Directive: Reproduce exactly, and nothing else, the lines from the one that contains "Write the React, TypeScript" through the one that contains "105, 85, 85];". Leave the pictures out.

Material to process:

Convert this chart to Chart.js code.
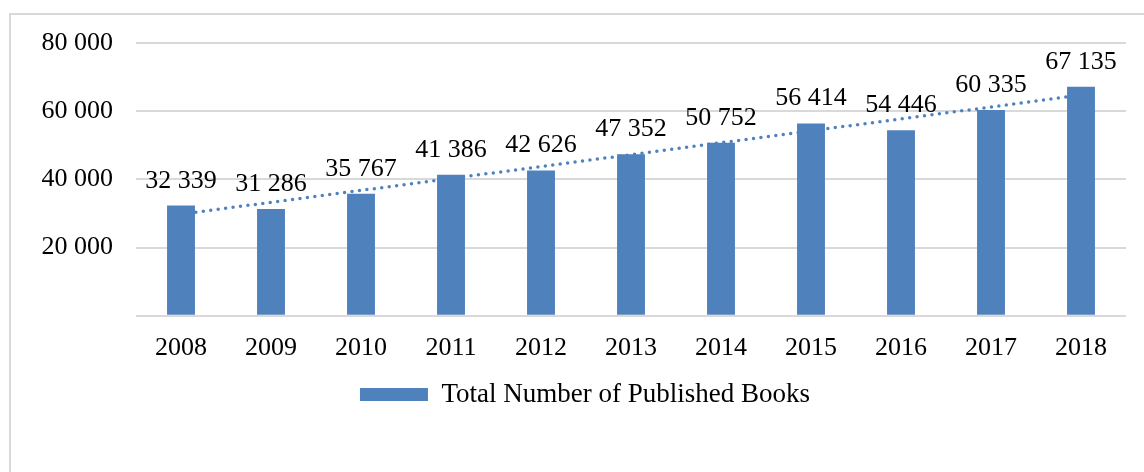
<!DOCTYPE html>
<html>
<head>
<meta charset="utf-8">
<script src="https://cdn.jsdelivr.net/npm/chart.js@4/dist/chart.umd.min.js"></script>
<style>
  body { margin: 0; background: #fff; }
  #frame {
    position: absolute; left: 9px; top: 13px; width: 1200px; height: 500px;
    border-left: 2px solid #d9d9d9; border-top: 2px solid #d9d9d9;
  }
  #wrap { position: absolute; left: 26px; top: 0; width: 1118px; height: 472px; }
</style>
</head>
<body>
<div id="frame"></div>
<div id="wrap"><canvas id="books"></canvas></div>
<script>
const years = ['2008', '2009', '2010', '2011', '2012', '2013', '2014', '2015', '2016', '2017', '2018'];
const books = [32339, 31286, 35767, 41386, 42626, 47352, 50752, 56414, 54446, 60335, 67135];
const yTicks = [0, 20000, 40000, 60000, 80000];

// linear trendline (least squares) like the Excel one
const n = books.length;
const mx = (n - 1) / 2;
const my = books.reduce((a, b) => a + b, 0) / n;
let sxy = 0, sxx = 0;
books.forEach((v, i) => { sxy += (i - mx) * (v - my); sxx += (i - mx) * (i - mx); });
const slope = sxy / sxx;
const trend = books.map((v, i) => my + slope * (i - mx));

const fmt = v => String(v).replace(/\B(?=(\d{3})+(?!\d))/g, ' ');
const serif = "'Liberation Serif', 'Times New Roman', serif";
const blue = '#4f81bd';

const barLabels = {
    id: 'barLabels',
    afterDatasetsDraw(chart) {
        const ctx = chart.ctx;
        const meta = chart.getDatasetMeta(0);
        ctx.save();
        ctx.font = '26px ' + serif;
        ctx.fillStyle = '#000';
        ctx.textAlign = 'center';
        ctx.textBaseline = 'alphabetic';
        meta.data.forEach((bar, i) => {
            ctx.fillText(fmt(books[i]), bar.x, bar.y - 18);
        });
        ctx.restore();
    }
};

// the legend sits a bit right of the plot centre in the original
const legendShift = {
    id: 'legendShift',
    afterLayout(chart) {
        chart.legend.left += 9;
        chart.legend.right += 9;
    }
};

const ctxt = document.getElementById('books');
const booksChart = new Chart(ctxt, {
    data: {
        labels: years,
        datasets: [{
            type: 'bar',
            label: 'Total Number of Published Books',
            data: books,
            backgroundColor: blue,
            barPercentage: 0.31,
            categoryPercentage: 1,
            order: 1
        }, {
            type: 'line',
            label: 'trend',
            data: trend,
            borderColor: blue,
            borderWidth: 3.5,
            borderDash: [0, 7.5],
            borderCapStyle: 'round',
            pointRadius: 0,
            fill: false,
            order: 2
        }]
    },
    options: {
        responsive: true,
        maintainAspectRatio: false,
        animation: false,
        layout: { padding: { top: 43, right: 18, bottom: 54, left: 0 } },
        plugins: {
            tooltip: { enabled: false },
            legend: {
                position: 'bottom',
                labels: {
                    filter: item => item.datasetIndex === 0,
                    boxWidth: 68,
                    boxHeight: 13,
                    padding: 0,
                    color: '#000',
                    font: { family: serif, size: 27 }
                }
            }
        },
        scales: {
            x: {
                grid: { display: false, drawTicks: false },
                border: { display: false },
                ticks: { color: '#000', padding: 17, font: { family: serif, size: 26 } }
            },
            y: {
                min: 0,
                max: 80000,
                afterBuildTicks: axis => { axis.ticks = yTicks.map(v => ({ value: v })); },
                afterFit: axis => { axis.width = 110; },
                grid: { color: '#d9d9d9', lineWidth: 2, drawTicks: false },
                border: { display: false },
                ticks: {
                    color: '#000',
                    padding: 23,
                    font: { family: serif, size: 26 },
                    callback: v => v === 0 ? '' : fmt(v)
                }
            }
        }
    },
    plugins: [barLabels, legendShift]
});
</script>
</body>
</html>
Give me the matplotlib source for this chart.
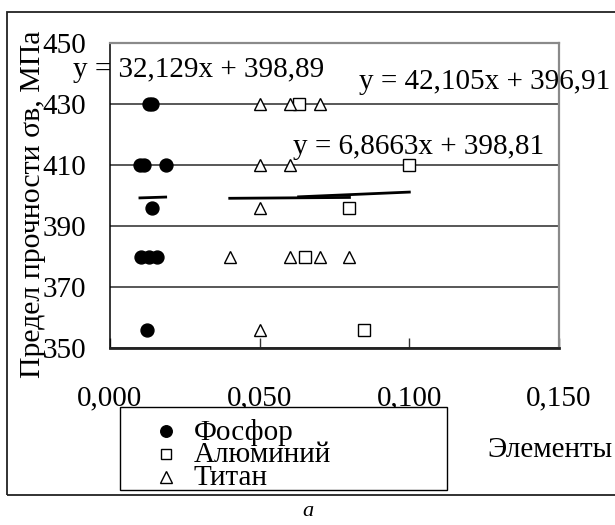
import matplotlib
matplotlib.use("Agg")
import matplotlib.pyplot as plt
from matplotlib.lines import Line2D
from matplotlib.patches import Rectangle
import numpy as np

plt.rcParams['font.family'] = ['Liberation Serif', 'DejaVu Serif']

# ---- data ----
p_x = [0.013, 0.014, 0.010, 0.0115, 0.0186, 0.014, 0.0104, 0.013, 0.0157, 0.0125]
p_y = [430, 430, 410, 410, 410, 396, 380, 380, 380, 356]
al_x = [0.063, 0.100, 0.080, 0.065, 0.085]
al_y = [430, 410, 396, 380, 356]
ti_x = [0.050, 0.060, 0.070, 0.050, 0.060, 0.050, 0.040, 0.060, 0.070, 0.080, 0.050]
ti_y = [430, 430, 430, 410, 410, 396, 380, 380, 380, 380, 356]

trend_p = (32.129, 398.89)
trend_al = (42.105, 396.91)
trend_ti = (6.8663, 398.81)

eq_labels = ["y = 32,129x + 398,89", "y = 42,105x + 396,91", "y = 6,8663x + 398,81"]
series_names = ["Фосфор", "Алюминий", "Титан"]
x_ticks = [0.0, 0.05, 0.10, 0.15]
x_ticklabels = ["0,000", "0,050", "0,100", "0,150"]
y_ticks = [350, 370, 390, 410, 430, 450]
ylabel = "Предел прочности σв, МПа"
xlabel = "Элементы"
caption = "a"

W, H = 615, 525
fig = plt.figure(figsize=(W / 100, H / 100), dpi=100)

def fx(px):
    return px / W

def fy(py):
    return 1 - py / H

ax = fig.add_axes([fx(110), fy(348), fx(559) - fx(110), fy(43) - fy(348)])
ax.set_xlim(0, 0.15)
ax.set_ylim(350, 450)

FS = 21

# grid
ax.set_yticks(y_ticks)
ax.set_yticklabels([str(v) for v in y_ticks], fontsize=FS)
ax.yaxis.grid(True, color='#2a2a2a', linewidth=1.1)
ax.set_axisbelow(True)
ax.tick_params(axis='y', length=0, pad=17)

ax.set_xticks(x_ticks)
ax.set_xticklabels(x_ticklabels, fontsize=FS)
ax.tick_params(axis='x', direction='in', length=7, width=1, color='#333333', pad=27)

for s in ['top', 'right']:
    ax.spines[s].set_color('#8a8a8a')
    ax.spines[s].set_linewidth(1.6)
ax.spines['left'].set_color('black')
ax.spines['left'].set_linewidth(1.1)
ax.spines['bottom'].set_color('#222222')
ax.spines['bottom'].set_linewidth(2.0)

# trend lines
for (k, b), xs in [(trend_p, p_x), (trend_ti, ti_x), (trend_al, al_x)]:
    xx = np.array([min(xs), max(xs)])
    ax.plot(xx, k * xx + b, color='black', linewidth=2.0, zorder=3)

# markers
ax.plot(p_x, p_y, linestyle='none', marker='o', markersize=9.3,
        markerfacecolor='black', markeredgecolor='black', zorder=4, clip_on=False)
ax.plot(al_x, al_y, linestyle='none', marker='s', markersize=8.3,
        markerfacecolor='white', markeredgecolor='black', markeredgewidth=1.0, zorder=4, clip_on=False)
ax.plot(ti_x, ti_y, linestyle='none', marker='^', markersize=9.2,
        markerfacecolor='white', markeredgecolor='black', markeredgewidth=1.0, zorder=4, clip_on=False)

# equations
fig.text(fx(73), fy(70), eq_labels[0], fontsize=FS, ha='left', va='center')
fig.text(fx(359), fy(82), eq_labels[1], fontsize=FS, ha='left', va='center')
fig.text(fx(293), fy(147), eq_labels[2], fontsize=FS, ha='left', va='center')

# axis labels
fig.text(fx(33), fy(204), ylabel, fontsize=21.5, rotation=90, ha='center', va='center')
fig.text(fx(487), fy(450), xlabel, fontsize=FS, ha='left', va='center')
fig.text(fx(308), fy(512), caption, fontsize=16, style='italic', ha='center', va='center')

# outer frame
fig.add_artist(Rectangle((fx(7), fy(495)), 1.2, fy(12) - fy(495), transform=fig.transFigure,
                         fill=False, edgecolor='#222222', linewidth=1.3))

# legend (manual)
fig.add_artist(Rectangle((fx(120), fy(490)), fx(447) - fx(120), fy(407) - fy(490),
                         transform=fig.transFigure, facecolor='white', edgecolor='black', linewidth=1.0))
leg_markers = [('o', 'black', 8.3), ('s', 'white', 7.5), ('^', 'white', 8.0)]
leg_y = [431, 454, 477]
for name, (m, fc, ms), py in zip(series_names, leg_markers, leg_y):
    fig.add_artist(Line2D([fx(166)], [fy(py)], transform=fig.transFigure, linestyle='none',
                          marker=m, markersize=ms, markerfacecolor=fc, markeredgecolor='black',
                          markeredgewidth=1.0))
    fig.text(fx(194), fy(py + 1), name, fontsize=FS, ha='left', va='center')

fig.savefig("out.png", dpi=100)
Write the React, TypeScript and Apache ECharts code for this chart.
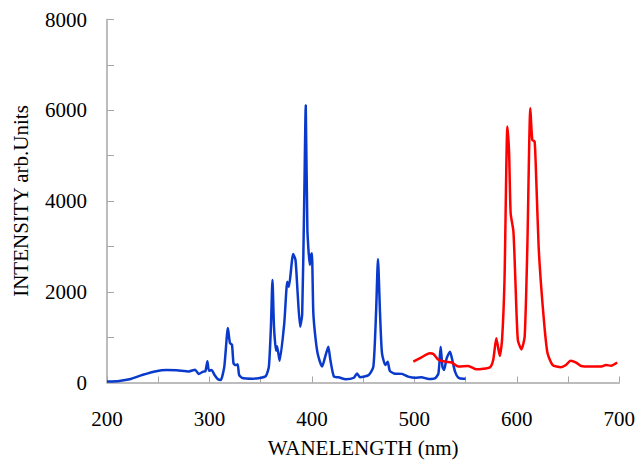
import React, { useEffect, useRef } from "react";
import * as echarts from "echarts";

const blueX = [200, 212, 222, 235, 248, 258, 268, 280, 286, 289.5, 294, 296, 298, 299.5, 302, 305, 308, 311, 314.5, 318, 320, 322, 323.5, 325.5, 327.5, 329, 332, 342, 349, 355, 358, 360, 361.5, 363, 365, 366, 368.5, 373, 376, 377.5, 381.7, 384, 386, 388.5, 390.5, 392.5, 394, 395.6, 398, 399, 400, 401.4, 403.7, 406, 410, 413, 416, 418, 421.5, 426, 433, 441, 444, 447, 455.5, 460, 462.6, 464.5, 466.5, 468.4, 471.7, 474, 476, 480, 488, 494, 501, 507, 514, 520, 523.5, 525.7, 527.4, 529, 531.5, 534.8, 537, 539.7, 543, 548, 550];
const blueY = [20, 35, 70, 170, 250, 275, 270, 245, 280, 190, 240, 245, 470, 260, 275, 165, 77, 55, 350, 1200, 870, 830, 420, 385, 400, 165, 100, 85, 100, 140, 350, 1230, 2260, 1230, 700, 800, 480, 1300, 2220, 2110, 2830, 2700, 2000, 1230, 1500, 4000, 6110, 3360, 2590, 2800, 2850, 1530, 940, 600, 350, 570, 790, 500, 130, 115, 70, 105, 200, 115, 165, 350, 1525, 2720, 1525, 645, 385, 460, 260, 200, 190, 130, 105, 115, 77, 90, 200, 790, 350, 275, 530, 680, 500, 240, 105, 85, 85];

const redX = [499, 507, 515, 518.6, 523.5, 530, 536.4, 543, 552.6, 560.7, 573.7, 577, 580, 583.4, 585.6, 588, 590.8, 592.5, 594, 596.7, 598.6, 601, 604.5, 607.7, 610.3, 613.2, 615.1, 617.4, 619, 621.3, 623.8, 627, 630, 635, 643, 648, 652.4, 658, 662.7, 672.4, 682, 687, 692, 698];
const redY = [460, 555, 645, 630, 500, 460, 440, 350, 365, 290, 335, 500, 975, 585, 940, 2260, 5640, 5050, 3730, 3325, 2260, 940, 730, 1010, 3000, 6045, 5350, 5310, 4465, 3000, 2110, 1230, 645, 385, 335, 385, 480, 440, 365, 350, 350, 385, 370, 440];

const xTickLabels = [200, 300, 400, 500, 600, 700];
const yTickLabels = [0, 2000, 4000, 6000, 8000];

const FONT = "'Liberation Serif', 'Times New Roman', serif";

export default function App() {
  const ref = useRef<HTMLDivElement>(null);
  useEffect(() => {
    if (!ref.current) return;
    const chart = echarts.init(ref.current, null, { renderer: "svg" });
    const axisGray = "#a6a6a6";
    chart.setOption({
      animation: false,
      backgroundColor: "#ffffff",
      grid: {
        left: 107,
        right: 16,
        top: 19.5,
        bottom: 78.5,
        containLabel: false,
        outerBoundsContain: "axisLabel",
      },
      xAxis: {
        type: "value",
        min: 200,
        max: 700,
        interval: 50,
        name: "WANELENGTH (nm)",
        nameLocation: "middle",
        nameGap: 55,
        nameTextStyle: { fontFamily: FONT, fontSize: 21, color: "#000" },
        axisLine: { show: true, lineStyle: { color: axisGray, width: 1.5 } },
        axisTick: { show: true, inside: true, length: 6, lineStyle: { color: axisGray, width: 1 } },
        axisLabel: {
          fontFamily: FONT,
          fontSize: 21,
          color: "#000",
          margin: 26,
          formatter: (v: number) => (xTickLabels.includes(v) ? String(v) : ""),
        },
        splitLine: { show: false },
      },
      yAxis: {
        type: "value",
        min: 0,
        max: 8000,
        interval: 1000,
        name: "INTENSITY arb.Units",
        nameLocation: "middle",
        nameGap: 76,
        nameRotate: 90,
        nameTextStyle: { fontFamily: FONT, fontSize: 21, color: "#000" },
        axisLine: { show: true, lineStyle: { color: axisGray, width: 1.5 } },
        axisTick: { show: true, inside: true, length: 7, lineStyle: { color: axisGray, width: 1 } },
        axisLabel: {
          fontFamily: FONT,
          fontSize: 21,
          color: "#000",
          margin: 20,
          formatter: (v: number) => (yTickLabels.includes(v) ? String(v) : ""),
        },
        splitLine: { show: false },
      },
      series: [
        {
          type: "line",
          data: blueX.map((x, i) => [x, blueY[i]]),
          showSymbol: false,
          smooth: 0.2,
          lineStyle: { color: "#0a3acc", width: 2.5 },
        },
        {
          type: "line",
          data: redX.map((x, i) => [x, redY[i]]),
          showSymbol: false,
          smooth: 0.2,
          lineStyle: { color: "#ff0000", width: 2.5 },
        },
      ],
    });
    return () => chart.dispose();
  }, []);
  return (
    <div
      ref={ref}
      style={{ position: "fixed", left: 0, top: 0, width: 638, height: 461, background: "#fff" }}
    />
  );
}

Response to the task:
Write the React, TypeScript and Apache ECharts code for this chart.
import React, { useEffect, useRef } from "react";
import * as echarts from "echarts";

const blueX = [200, 212, 222, 235, 248, 258, 268, 280, 286, 289.5, 294, 296, 298, 299.5, 302, 305, 308, 311, 314.5, 318, 320, 322, 323.5, 325.5, 327.5, 329, 332, 342, 349, 355, 358, 360, 361.5, 363, 365, 366, 368.5, 373, 376, 377.5, 381.7, 384, 386, 388.5, 390.5, 392.5, 394, 395.6, 398, 399, 400, 401.4, 403.7, 406, 410, 413, 416, 418, 421.5, 426, 433, 441, 444, 447, 455.5, 460, 462.6, 464.5, 466.5, 468.4, 471.7, 474, 476, 480, 488, 494, 501, 507, 514, 520, 523.5, 525.7, 527.4, 529, 531.5, 534.8, 537, 539.7, 543, 548, 550];
const blueY = [20, 35, 70, 170, 250, 275, 270, 245, 280, 190, 240, 245, 470, 260, 275, 165, 77, 55, 350, 1200, 870, 830, 420, 385, 400, 165, 100, 85, 100, 140, 350, 1230, 2260, 1230, 700, 800, 480, 1300, 2220, 2110, 2830, 2700, 2000, 1230, 1500, 4000, 6110, 3360, 2590, 2800, 2850, 1530, 940, 600, 350, 570, 790, 500, 130, 115, 70, 105, 200, 115, 165, 350, 1525, 2720, 1525, 645, 385, 460, 260, 200, 190, 130, 105, 115, 77, 90, 200, 790, 350, 275, 530, 680, 500, 240, 105, 85, 85];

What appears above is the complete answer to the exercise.